I recently met with a group of students over dinner to talk about what students can do about drugging (including the use of alcohol as a rape drug) and sexual violence on our campus. One student commented that she thought the ways some men on campus are exploring the connections between what it means to be "a man" and the ideas that lead to sexism or violence are very heartening. But, she asked, are we creating parallel structures for women to explore how our ideas about being "a woman" can be unhealthy, even dangerous?

As one of the people on our campus most directly charged with both addressing gender-related issues (gender relations, gender inequity, gender joys, gender troubles) and responding to women's needs/interests, this question got me thinking. I admit to momentary frustration.

Yes, of course we are, I thought, and began an internal inventory of all the speakers, films, workshops, discussions, classes and acrobatics my colleagues and I produce, support or engage in regularly. But, really, I don't know if the College is providing effective (key qualifier) structures and opportunities for students -- not just, but most importantly, women -- make sense of what their world expects of "women." This intellectual, speculative, emotionally challenging endeavor is complex and we all have a role to play. It's about recognizing independent "free" will as well as the forces which warp and/or preclude it. For those who believe that sexism is alive and well, it's about listening respectfully and responding thoughtfully to reservations about or downright rejections of feminist credo -- like the 1 in 4 stat that gets so many people all in a dither. And, it's about examining our own motivations, whether we are radically anti-sexist or proudly patriarchal.

Those who are critical of the attention given to rape and drugging on college campuses tend to dismiss prevention efforts as paranoid hysteria or, more damagingly, a sympton of feminism's victimization of women. This infuriates me. However, if I write off those who ascribe to these beliefs or find them provocative, I will be hampered (if not utterly doomed) in my effort to change a culture imbued with ideas about gender that are harmful for all of us and that, among other things, underwrite violent and destructive behavior, including so-called "date rape."

So, what actually works? Here is where I ask for your help. You tell me. You operate in that culture I assert to be part -- maybe even a huge part -- of the problem (though that same culture is also many other things, some of them fabulous). In what moments do you truly reconsider your own beliefs about gender? What spaces or questions or materials make that happen? It's not (just?) that I am in some sort of administrative bubble it's rather that more ideas lead to better ideas.

I have received some thoughtful responses recently from students who urge me to include "conservative" perspectives as I plan opportunities for ongoing dialogue. When I ask what this request means in more specific terms, I am told that the ways we approach prevention and response "blames" men and is, therefore, counterproductive. Or that we infantilize women by insisting that consent under the influence is not really consent. Or -- from women and men -- that women really can't expect men to respect a "no" given after mutually pursued consensual sex has gotten past some "point of no return".

I think each of these viewpoints arises out of real and meaningful experiences. I think each one expresses the reasonable concerns of good people who know that no one, no matter their judgment or behavior, deserves to be drugged and/or sexually assaulted.
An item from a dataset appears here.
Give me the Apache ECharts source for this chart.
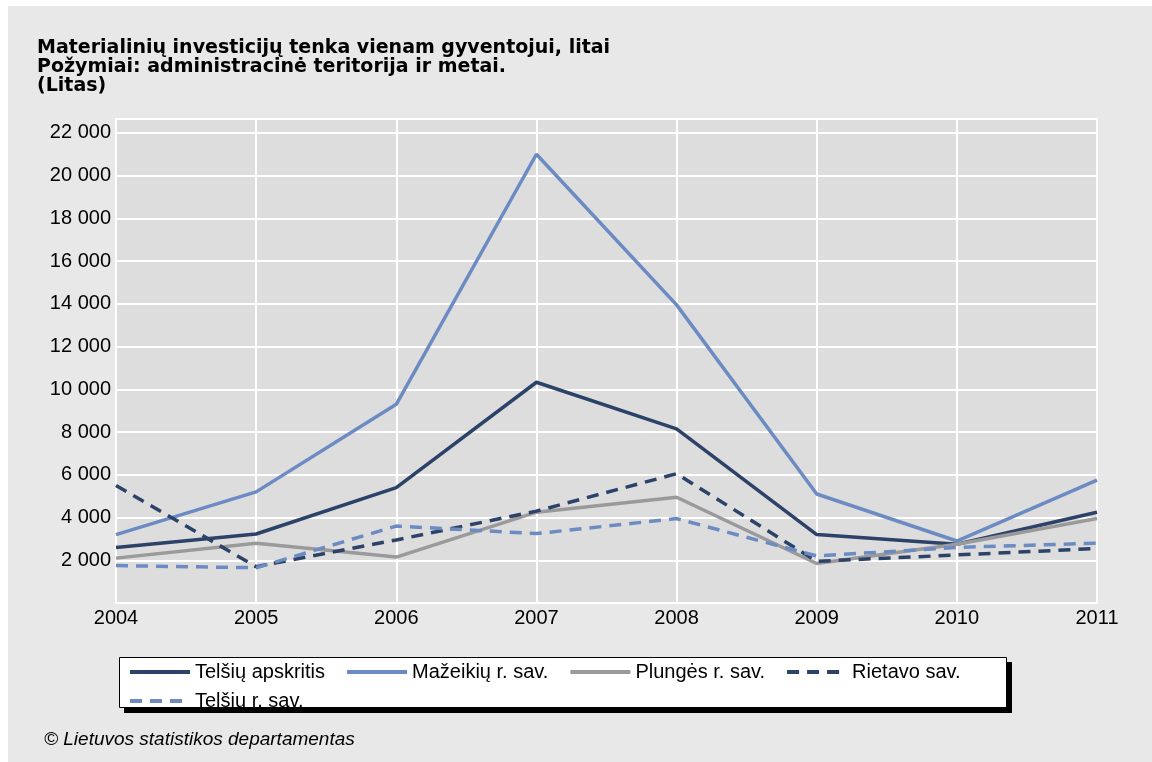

This issue is not a liberal or conservative one. It is a human issue.

Every one of us needs to be in the conversation and part of the solution. We must all insist that change is up to us. But first we must accept the fact that men's violence against women is rampant. I say "men's violence against women" intentionally, knowing that doing so both eclipses same sex abuse (as well as abuse of men by women) and triggers many people's impulse to defend men. Nonetheless, we must acknowledge the reality that the overwhelming majority of sexual violence is perpetrated by men against women (largely women they know), and that such crimes occur at alarming rates. Then, together we can start down the road of rebuilding our connections with one another.